Data block
◆ ◆ ◆ ◆ ◆ ◆ ◆
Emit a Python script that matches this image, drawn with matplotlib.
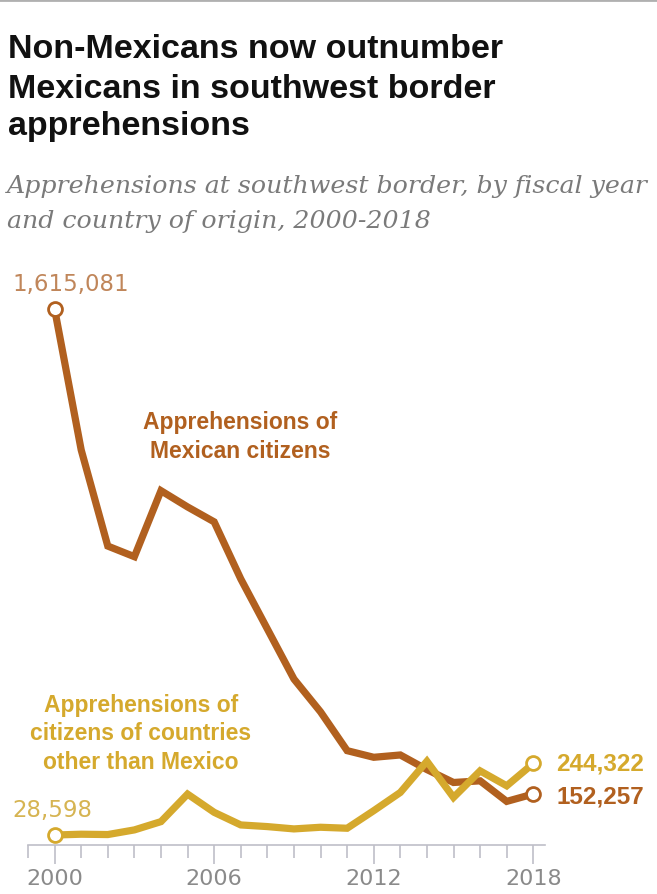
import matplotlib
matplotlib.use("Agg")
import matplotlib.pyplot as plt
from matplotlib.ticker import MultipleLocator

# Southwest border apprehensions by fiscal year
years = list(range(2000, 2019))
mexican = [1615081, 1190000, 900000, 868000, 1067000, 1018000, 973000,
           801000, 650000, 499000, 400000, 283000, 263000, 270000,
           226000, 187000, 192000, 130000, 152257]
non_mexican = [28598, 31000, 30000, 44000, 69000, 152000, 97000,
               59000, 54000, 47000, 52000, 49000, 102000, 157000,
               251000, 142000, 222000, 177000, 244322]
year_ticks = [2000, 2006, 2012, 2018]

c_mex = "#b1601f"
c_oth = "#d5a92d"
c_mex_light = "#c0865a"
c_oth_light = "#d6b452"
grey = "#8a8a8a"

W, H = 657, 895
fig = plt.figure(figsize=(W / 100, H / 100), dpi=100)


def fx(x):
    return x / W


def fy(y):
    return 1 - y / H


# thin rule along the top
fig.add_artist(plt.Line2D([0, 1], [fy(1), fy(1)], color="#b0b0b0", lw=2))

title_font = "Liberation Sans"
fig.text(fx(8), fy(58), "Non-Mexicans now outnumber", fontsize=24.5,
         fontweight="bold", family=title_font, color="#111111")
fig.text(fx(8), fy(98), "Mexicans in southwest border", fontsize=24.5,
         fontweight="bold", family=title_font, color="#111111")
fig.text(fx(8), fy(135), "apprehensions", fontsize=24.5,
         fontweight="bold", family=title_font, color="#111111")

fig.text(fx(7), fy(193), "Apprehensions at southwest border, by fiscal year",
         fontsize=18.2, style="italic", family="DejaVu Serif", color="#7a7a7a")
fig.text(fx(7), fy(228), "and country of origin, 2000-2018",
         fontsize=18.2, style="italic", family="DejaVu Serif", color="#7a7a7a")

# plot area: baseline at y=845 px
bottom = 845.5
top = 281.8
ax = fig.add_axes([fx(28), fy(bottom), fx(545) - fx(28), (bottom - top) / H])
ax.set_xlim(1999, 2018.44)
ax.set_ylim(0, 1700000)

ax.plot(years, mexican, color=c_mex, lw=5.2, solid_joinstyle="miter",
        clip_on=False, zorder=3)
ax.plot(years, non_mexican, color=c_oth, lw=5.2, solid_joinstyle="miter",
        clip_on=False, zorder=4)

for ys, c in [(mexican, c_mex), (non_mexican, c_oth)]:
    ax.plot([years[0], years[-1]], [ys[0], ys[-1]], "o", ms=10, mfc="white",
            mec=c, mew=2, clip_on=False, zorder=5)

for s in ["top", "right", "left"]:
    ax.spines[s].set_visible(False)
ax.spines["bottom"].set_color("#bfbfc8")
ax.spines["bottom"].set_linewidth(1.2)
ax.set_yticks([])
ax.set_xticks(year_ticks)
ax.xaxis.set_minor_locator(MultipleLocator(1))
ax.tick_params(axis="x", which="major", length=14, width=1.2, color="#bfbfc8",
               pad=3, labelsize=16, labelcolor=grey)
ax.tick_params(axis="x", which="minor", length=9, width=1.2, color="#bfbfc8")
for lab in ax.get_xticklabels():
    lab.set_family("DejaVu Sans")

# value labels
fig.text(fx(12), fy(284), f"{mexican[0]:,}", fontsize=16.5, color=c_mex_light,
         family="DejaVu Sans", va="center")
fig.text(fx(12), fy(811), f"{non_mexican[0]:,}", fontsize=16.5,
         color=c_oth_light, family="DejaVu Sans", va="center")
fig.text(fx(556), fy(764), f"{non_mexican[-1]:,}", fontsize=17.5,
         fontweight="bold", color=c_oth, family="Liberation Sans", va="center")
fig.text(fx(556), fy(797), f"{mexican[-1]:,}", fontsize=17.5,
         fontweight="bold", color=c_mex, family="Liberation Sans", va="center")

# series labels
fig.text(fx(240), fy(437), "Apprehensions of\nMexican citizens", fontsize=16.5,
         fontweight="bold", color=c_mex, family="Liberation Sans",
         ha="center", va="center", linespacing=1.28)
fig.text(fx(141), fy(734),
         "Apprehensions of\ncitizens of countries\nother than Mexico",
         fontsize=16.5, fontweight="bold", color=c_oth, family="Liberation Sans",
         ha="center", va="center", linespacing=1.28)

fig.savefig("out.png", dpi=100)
◆ ◆ ◆ ◆ ◆ ◆ ◆
The request
Print, exactly as written, the lines above from the first one to the one containing "from matplotlib.ticker import MultipleLocator". Leave out pictures.

Solution to this exercise
Emit a Python script that matches this image, drawn with matplotlib.
import matplotlib
matplotlib.use("Agg")
import matplotlib.pyplot as plt
from matplotlib.ticker import MultipleLocator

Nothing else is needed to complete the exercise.